On the Internet there is a statement that the famous hickory-shafted putter is in the possession of Des Froneman, “a great friend” of Locke’s. However, it has a blade with “Gradidge” stamped on the sole, according to Pratt. It was accompanied by a letter of provenance from Mary Locke. This letter says: “My daughter and I have heard from Colin Taitz that you bought one of our dear Bobby’s putters which we had promised to give Colin for his auction before he left us.”

The letter does not say that this putter is his antique one but is “one of” his.

Tragic Plight of Locke’s Wife and Daughter

Mary Locke was Bobby’s second wife. He married her in 1958 and their daughter Carolyn Locke was born in 1960. The two women owned Bobby Locke Place—a section of central city of Johannesburg that had been renamed in Locke’s honor. The city complex included 20 apartments and a swimming pool, all built in a 1940s architecture style.
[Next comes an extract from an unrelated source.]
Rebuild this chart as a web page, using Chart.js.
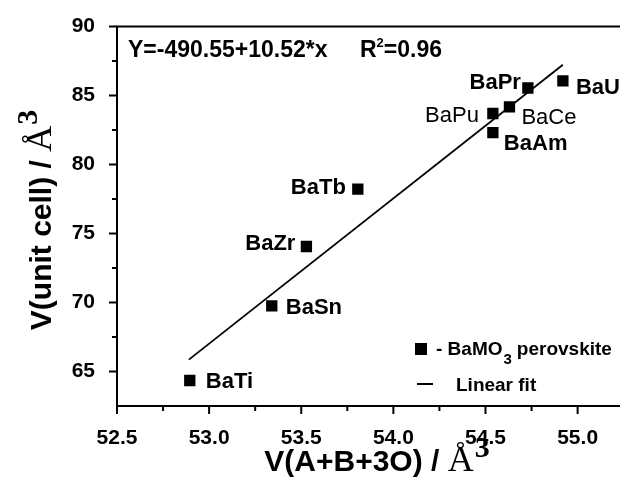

After Bobby Locke’s death in 1987, and the decline of Johannesburg at the end of apartheid, the central city, where the complex was located, was caught up in a wave of crime, drugs and prostitution and white-flight from the city. The character and climate of central Johannesburg changed dramatically and the two women were trapped managing their buildings as that part of the city crumbled around them.

Unable to sell the property, with its value plummeting, the mother and daughter were alone and lost in poverty, and in 2000, shocking the golf world of South Africa, Mary Locke, 80, and her daughter Carolyn, 40, shared a bottle of champagne and then killed themselves.

South Africa had lost its last connection to Bobby Locke, or so they thought.

However, nephew Alfred Pratt has returned to Cape Town to live out his life and to search for Bobby Locke’s most prized possession, the old rusty putter, and to correct the errors in Locke’s biography.

“It would be a real sadness to find that Bobby Locke’s old putter has, simple vanished,” Pratt says today, “But perhaps it, secretly, went into his coffin with him.”

Now that would be a fitting ending to the legacy of Bobby Locke and his hickory-shafted putter. A man who many consider golf’s most enigmatic player.